BANGOR, Maine — Attorneys for Diamonds gentlemen’s club and the owners of the building it occupies squared off at the Penobscot Judicial Center on Tuesday morning over who owes what, who should pay and whether the club can be evicted.

At issue is $106,000 in repairs and modifications made by Diamonds — a club featuring a bar, a DJ and scantily clad female dancers — during initial construction in order to bring the 190 Harlow St. space up to code.

“We think a large portion of the $106,000 spent to bring the entire space up to code is the landlord’s responsibility, but not the other $250,000 spent on construction and renovation,” said attorney Charles Gilbert of Bangor during his summation on behalf of Diamonds.

Landlords Tom Brann and sons Matthew and Patrick Brann contend that Diamonds violated conditions of its lease when it withheld rent payments, putting them in escrow instead as the two sides argued over the lease terms. They also maintain that lease terms specifically assign responsibility for all alterations, modifications and enhancements at the Harlow Street space to the tenant.

“My client followed the terms of the lease to a T,” said Bangor attorney Seth Harrow, who is representing the Branns. “Eviction is proper here, and since this is a commercial lease, the same latitude for residential tenants does not apply.”

The two sides argued their cases during an eviction hearing brought by the Branns before Judge Jessie Gunther, who said after the 3½-hour hearing that because of the urgency of the case, she expected to be able to return with a decision on Friday.

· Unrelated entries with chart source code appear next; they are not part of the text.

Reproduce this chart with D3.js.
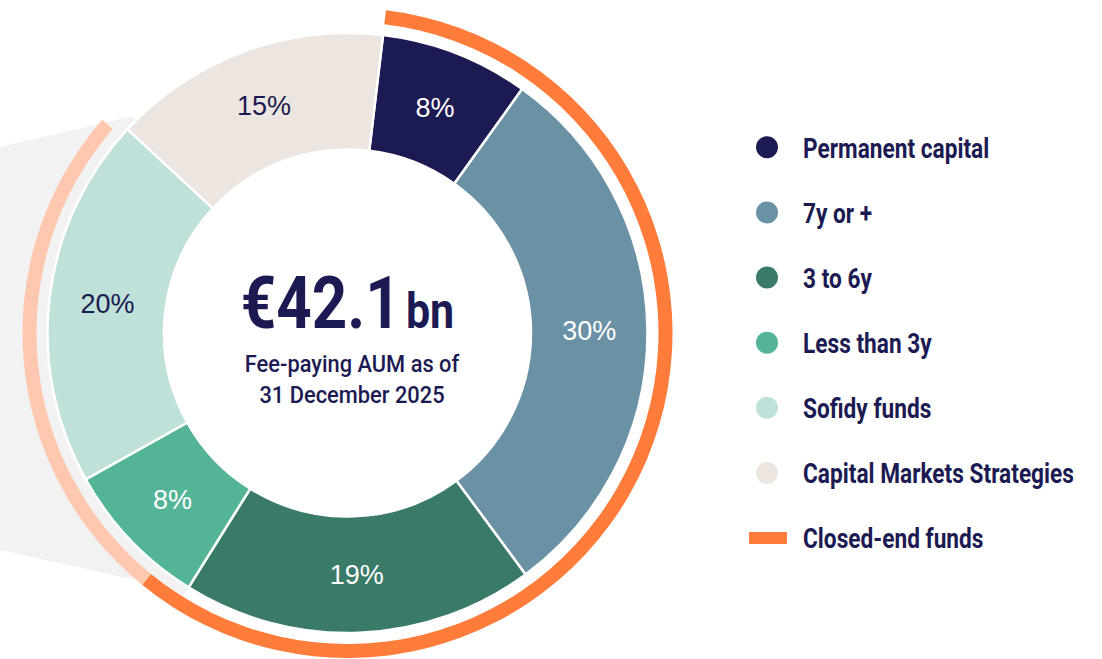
<!DOCTYPE html>
<html>
<head>
<meta charset="utf-8">
<script src="https://cdn.jsdelivr.net/npm/d3@7/dist/d3.min.js"></script>
<style>
  html, body { margin: 0; padding: 0; background: #ffffff; }
  svg { display: block; }
  .cond { font-family: Roboto, "Liberation Sans", sans-serif; }
</style>
</head>
<body>
<svg id="chart" width="1102" height="659"></svg>
<script>
// Fee-paying AUM split by segment (% of total)
const segments = ["Permanent capital", "7y or +", "3 to 6y", "Less than 3y", "Sofidy funds", "Capital Markets Strategies"];
const shares = [8, 30, 19, 8, 20, 15];
const segmentColors = ["#1c1a52", "#6b91a5", "#3a7a69", "#54b498", "#bfe1d9", "#ede5df"];
const labelColors = ["#ffffff", "#ffffff", "#ffffff", "#ffffff", "#1c1a52", "#1c1a52"];

// Outer band: fund structure (% of total)
const bandNames = ["Closed-end funds", "Open-ended funds"];
const bandShares = [59, 25.5];
const bandColors = ["#ff7c3b", "#fec7af"];

// Legend entries
const legendNames = segments.concat(["Closed-end funds"]);

const headline = { value: "€42.1", unit: "bn" };
const subtitleLines = ["Fee-paying AUM as of", "31 December 2025"];

const navy = "#1c1a52";
const svg = d3.select("#chart");
const cx = 347.5, cy = 333;
const rInner = 183.5, rOuter = 300;
const bandInner = 311, bandOuter = 325;
const startAngle = 6.8 * Math.PI / 180;
const deg = Math.PI / 180;

const pie = d3.pie().sort(null).value(d => d)
  .startAngle(startAngle).endAngle(startAngle + 2 * Math.PI);
const slices = pie(shares);

const polar = (a, r) => [cx + r * Math.sin(a), cy - r * Math.cos(a)];

// Condensed text: a regular face squeezed horizontally
function condText(sel, x, y, squeeze) {
  return sel.append("g")
    .attr("transform", `translate(${x},${y}) scale(${squeeze},1)`)
    .append("text").attr("class", "cond");
}

// Grey call-out shape behind the open-ended slices
const g = svg.append("g");
const openStart = slices[3].startAngle, openEnd = slices[4].endAngle;
const calloutTop = polar(openEnd + 2.3 * deg, 306);
const calloutBottom = polar(openStart - 0.2 * deg, 304);
g.append("path")
  .attr("d", d3.line()([[0, 147], calloutTop, [cx, cy], calloutBottom, [0, 550]]) + "Z")
  .attr("fill", "#f2f2f2");
g.append("path")
  .attr("transform", `translate(${cx},${cy})`)
  .attr("d", d3.arc().innerRadius(0).outerRadius(bandInner)({ startAngle: openStart, endAngle: openEnd }))
  .attr("fill", "#f2f2f2");
g.append("circle").attr("cx", cx).attr("cy", cy).attr("r", rInner).attr("fill", "#ffffff");

// Donut
const arc = d3.arc().innerRadius(rInner).outerRadius(rOuter);
const donut = svg.append("g").attr("transform", `translate(${cx},${cy})`);
donut.selectAll("path.slice").data(slices).join("path")
  .attr("class", "slice")
  .attr("d", arc)
  .attr("fill", (d, i) => segmentColors[i])
  .attr("stroke", "#ffffff")
  .attr("stroke-width", 2.5);

donut.selectAll("text.pct").data(slices).join("text")
  .attr("class", "pct")
  .attr("transform", d => `translate(${arc.centroid(d)})`)
  .attr("text-anchor", "middle")
  .attr("dominant-baseline", "central")
  .attr("font-family", "'Liberation Sans', Arial, sans-serif")
  .attr("font-size", 27)
  .attr("fill", (d, i) => labelColors[i])
  .text(d => d.data + "%");

// Outer band
const bandPie = d3.pie().sort(null).value(d => d)
  .startAngle(startAngle).endAngle(startAngle + 2 * Math.PI * d3.sum(bandShares) / 100);
const bandArc = d3.arc().innerRadius(bandInner).outerRadius(bandOuter);
donut.selectAll("path.band").data(bandPie(bandShares)).join("path")
  .attr("class", "band")
  .attr("d", bandArc)
  .attr("fill", (d, i) => bandColors[i]);

// Centre text
const head = condText(svg, cx, 328, 0.86)
  .attr("text-anchor", "middle").attr("fill", navy);
head.append("tspan").attr("font-size", 72).attr("font-weight", 700).text(headline.value);
head.append("tspan").attr("font-size", 50).attr("font-weight", 700).attr("dx", 6).text(headline.unit);

subtitleLines.forEach((line, i) => {
  condText(svg, 352, 372 + i * 31, 0.95)
    .attr("text-anchor", "middle")
    .attr("font-size", 23)
    .attr("font-weight", 500)
    .attr("fill", navy)
    .text(line);
});

// Legend
const legendY = d3.scaleLinear().domain([0, legendNames.length - 1]).range([147.3, 538]);
const legend = svg.append("g");
const rows = legend.selectAll("g.row").data(legendNames).join("g")
  .attr("class", "row")
  .attr("transform", (d, i) => `translate(0,${legendY(i)})`);
rows.filter((d, i) => i < segments.length).append("circle")
  .attr("cx", 767).attr("r", 11)
  .attr("fill", (d, i) => segmentColors[i]);
rows.filter((d, i) => i === segments.length).append("rect")
  .attr("x", 749).attr("y", -6).attr("width", 38).attr("height", 12)
  .attr("fill", bandColors[0]);
rows.each(function (d) {
  condText(d3.select(this), 803, 1, 0.84)
    .attr("dominant-baseline", "central")
    .attr("font-size", 27)
    .attr("font-weight", 700)
    .attr("fill", navy)
    .text(d);
});
</script>
</body>
</html>
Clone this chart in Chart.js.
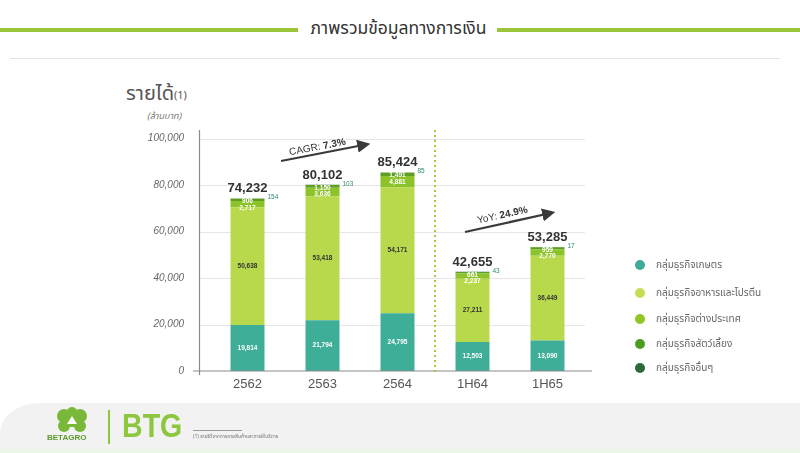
<!DOCTYPE html>
<html><head><meta charset="utf-8">
<script src="https://cdn.jsdelivr.net/npm/chart.js@4.4.1/dist/chart.umd.min.js"></script>
<style>
html,body{margin:0;padding:0;background:#fff;}
#wrap{position:relative;width:800px;height:453px;overflow:hidden;background:#fff;font-family:"Noto Sans Thai","Loma","Garuda","Tlwg Typo","Kinnari","DejaVu Sans",sans-serif;}
canvas{position:absolute;left:0;top:0;}
.abs{position:absolute;white-space:nowrap;}
.lg{position:absolute;left:635px;width:160px;font-size:10px;color:#666;line-height:12px;white-space:nowrap;}
.lg i{position:absolute;left:0;top:1px;width:10px;height:10px;border-radius:50%;}
.lg span{position:absolute;left:21px;top:0;white-space:nowrap;}
</style></head><body>
<div id="wrap">
  <div class="abs" style="left:0;top:28px;width:298px;height:4px;background:#9cc63a"></div>
  <div class="abs" style="left:497px;top:28px;width:303px;height:4px;background:#9cc63a"></div>
  <div class="abs" style="left:298px;top:18px;width:201px;text-align:center;font-size:17.5px;color:#333;line-height:22px;">ภาพรวมข้อมูลทางการเงิน</div>
  <div class="abs" style="left:10px;top:58px;width:770px;height:1px;background:#e2e2e2"></div>

  <div class="abs" style="left:126px;top:82px;font-size:20px;color:#555;line-height:24px;">รายได้<span style="font-size:11px;vertical-align:top;position:relative;top:2px;">(1)</span></div>
  <div class="abs" style="left:147px;top:110px;font-size:9px;font-style:italic;color:#777;line-height:12px;">(ล้านบาท)</div>

  <canvas id="c" width="800" height="453"></canvas>

  <svg class="abs" style="left:0;top:0" width="800" height="453">
    <defs><marker id="ah" markerWidth="6" markerHeight="6" refX="4" refY="3" orient="auto" markerUnits="strokeWidth"><path d="M0,0 L6,3 L0,6 z" fill="#3a3a3a"/></marker></defs>
    <line x1="281" y1="161" x2="366" y2="144.5" stroke="#3a3a3a" stroke-width="2.2" marker-end="url(#ah)"/>
    <text x="318" y="150" font-family="Liberation Sans, Arial, sans-serif" font-size="10" fill="#333" text-anchor="middle" transform="rotate(-10.7 318 150)">CAGR: <tspan font-weight="bold">7.3%</tspan></text>
    <line x1="465" y1="232" x2="551" y2="213" stroke="#3a3a3a" stroke-width="2.2" marker-end="url(#ah)"/>
    <text x="503" y="218" font-family="Liberation Sans, Arial, sans-serif" font-size="10" fill="#333" text-anchor="middle" transform="rotate(-12.3 503 218)">YoY: <tspan font-weight="bold">24.9%</tspan></text>
    <line x1="435" y1="130" x2="435" y2="372" stroke="#a9c93c" stroke-width="2" stroke-dasharray="2,3"/>
  </svg>

  <div class="lg" style="top:259px"><i style="background:#3cab98"></i><span>กลุ่มธุรกิจเกษตร</span></div>
  <div class="lg" style="top:287px"><i style="background:#c3de55"></i><span>กลุ่มธุรกิจอาหารและโปรตีน</span></div>
  <div class="lg" style="top:313px"><i style="background:#93c425"></i><span>กลุ่มธุรกิจต่างประเทศ</span></div>
  <div class="lg" style="top:338px"><i style="background:#4d9b22"></i><span>กลุ่มธุรกิจสัตว์เลี้ยง</span></div>
  <div class="lg" style="top:362px"><i style="background:#2b6a3a"></i><span>กลุ่มธุรกิจอื่นๆ</span></div>

  <div class="abs" style="left:0;top:403px;width:800px;height:50px;background:#f2f2f2;border-top-left-radius:40px 30px;"></div>
  <div class="abs" style="left:0;top:449px;width:800px;height:4px;background:#eaf6e6;"></div>
  <svg class="abs" style="left:52px;top:407px" width="40" height="26">
    <circle cx="12" cy="9" r="7" fill="#7ab83a"/><circle cx="28" cy="9" r="7" fill="#7ab83a"/>
    <circle cx="12" cy="19" r="6" fill="#7ab83a"/><circle cx="28" cy="19" r="6" fill="#7ab83a"/>
    <circle cx="20" cy="5" r="5" fill="#7ab83a"/><rect x="12" y="6" width="16" height="14" fill="#7ab83a"/>
    <path d="M20,9 L25,17 L15,17 z" fill="#fff"/>
  </svg>
  <div class="abs" style="left:47px;top:433px;font-family:'Liberation Sans',Arial,sans-serif;font-weight:bold;font-size:8px;color:#5b9a2c;">BETAGRO</div>
  <div class="abs" style="left:108px;top:410px;width:2px;height:34px;background:#8dc63f"></div>
  <div class="abs" style="left:122px;top:404px;font-family:'Liberation Sans',Arial,sans-serif;font-weight:bold;font-size:34px;color:#8dc63f;line-height:42px;transform:scaleX(0.84);transform-origin:0 0;">BTG</div>
  <div class="abs" style="left:193px;top:430px;width:49px;height:1px;background:#999"></div>
  <div class="abs" style="left:193px;top:433px;font-size:5px;color:#777;line-height:7px;">(1) รายได้จากการขายสินค้าและการให้บริการ</div>
</div>
<script>
const categories = ["2562", "2563", "2564", "1H64", "1H65"];
const agri     = [19814, 21794, 24795, 12503, 13090];
const food     = [50638, 53418, 54171, 27211, 36449];
const intl     = [2717, 3636, 4881, 2237, 2770];
const pet      = [906, 1150, 1491, 661, 959];
const other    = [154, 103, 85, 43, 17];
const totals   = [74232, 80102, 85424, 42655, 53285];
const seriesNames = ["กลุ่มธุรกิจเกษตร","กลุ่มธุรกิจอาหารและโปรตีน","กลุ่มธุรกิจต่างประเทศ","กลุ่มธุรกิจสัตว์เลี้ยง","กลุ่มธุรกิจอื่นๆ"];
const yTicks = [0, 20000, 40000, 60000, 80000, 100000];

const colors = ["#3fae99", "#b9d94d", "#8cc32a", "#5e9f22", "#2c6b32"];
const fmt = v => v.toLocaleString("en-US");
const NUMF = "'Liberation Sans', Arial, sans-serif";

const deco = {
  id: "deco",
  beforeDatasetsDraw(chart) {
    const {ctx, scales: {y}} = chart;
    ctx.save();
    ctx.strokeStyle = "#e6e6e6"; ctx.lineWidth = 1;
    yTicks.forEach(t => {
      if (t === 0) return;
      const py = Math.round(y.getPixelForValue(t)) + 0.5;
      ctx.beginPath(); ctx.moveTo(199, py); ctx.lineTo(585, py); ctx.stroke();
    });
    ctx.restore();
  },
  afterDatasetsDraw(chart) {
    const {ctx, scales: {y}} = chart;
    ctx.save();
    ctx.strokeStyle = "#8a8a8a"; ctx.lineWidth = 1.2;
    const y0 = y.getPixelForValue(0);
    ctx.beginPath(); ctx.moveTo(199.5, 130); ctx.lineTo(199.5, 375); ctx.stroke();
    ctx.beginPath(); ctx.moveTo(193, y0); ctx.lineTo(592, y0); ctx.stroke();
    const metas = [0,1,2,3,4].map(i => chart.getDatasetMeta(i));
    categories.forEach((c, i) => {
      const els = metas.map(m => m.data[i]);
      const topY = els[4].y;
      const right = els[0].x + els[0].width / 2;
      const cx = els[0].x;
      ctx.textAlign = "center"; ctx.textBaseline = "middle";
      ctx.font = "bold 6.5px " + NUMF;
      ctx.fillStyle = "#ffffff";
      ctx.fillText(fmt(agri[i]), cx, (els[0].y + els[0].base) / 2);
      ctx.fillStyle = "#333333";
      ctx.fillText(fmt(food[i]), cx, (els[1].y + els[1].base) / 2);
      ctx.fillStyle = "#ffffff";
      ctx.fillText(fmt(pet[i]), cx, topY + 3);
      ctx.fillText(fmt(intl[i]), cx, Math.max((els[2].y + els[2].base) / 2, topY + 9.5));
      ctx.textAlign = "left"; ctx.fillStyle = "#2e8b6e";
      ctx.font = "6.5px " + NUMF;
      ctx.fillText(fmt(other[i]), right + 3, topY - 1);
      ctx.textAlign = "center"; ctx.textBaseline = "alphabetic";
      ctx.font = "bold 13px " + NUMF; ctx.fillStyle = "#333";
      ctx.fillText(fmt(totals[i]), cx, topY - 6);
    });
    ctx.restore();
  }
};

const vals = [agri, food, intl, pet, other];
new Chart(document.getElementById("c"), {
  type: "bar",
  data: {
    labels: categories,
    datasets: vals.map((v, k) => ({
      label: seriesNames[k], data: v, backgroundColor: colors[k], borderWidth: 0,
      barPercentage: 0.453, categoryPercentage: 1
    }))
  },
  options: {
    responsive: false, animation: false, devicePixelRatio: 1,
    layout: { padding: { top: 138.5, right: 215, left: 0, bottom: 0 } },
    plugins: { legend: { display: false }, tooltip: { enabled: false } },
    scales: {
      x: {
        stacked: true,
        grid: { display: false, drawTicks: false }, border: { display: false },
        ticks: { color: "#555", font: { family: "'Liberation Sans', Arial, sans-serif", size: 13 }, padding: 6 },
        afterFit(s) { s.height = 82; }
      },
      y: {
        stacked: true, min: 0, max: 100000,
        grid: { display: false, drawTicks: false }, border: { display: false },
        afterBuildTicks(s) { s.ticks = yTicks.map(v => ({ value: v })); },
        ticks: { color: "#666", padding: 26, font: { family: "'Liberation Sans', Arial, sans-serif", size: 10, style: "italic" }, callback: v => fmt(v) },
        afterFit(s) { s.width = 210; }
      }
    }
  },
  plugins: [deco]
});
</script>
</body></html>
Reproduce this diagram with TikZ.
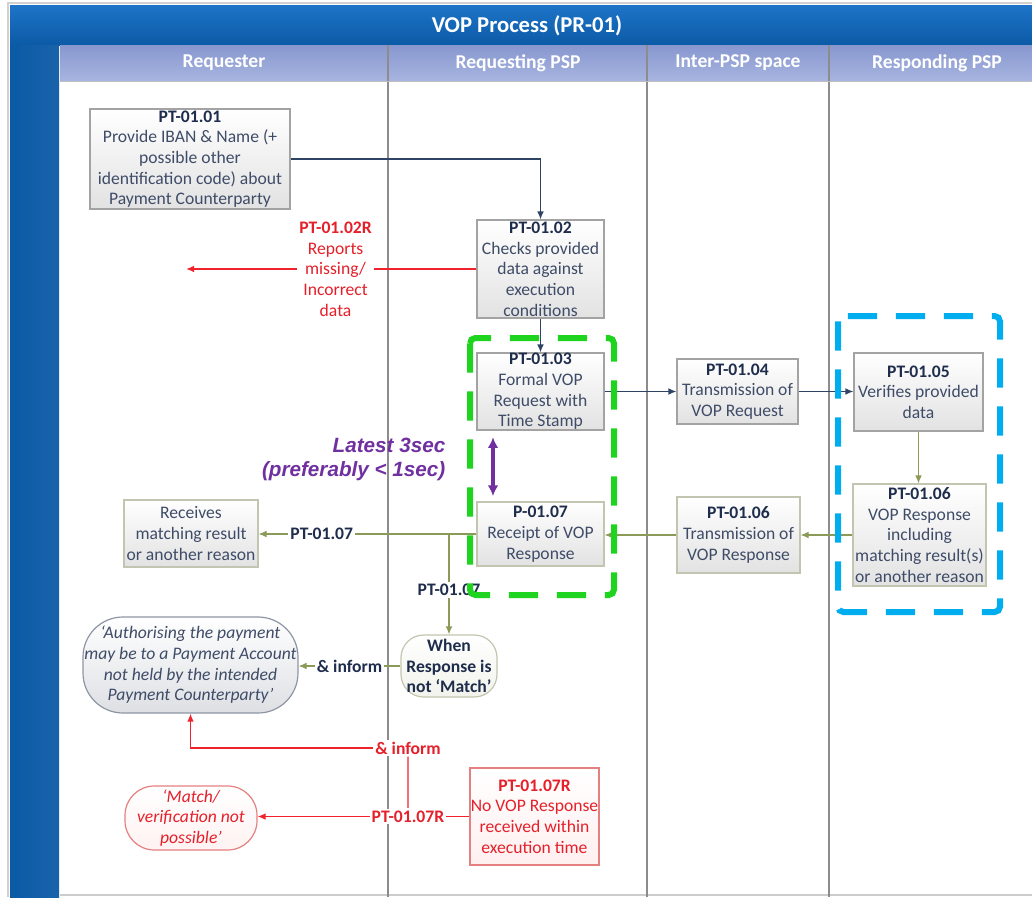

Gilbert, on behalf of Arayos LLC, Diamonds’ ownership group, filed suit against the Branns last month. The Branns responded by serving Diamonds ownership group manager Jim Tower with an eviction notice.

Tower maintains he informed the Branns that the repairs and replacements were necessary for him to receive a certificate of occupancy, according to city officials.

“I told them very promptly, within minutes, because it had been the Branns’ contention right along that everything was up to code and the city was wrong,” Tower said.

Pat Brann testified that Arayos owed them $39,766.02, including late fees, in rent.

As for the terms of the lease, Gilbert argued that paragraph 24 of the lease, which he called the “self help” clause, backs Arayos’ argument that the Branns bear responsibility for the extra construction required to bring the space within code.

“It reads ‘if tenant needs to give notice of cure, tenant can notify landlord and if nothing is done within 24 hours, the tenant has the right to self help,’” Gilbert read. “During the month of January, that’s exactly what occurred.”

Gilbert also said Harrow neglected to mention the last part of the clause attributing tenant responsibility.

“Tenants shall be responsible for all alterations, modifications and enhancements that the tenant initiates or requests,” Gilbert read. “My client did not initiate or request these changes regarding plumbing, electrical wiring and fire alarms. This was required by the city.”

Harrow responded by saying that Arayos’ notice requesting changes was not sent certified mail, as is required legally, and arrived after the Jan. 13 deadline for rent payment.

“They’ve had numerous breaches of their lease … and racking up $106,000 in alterations without notice just isn’t right,” Harrow said.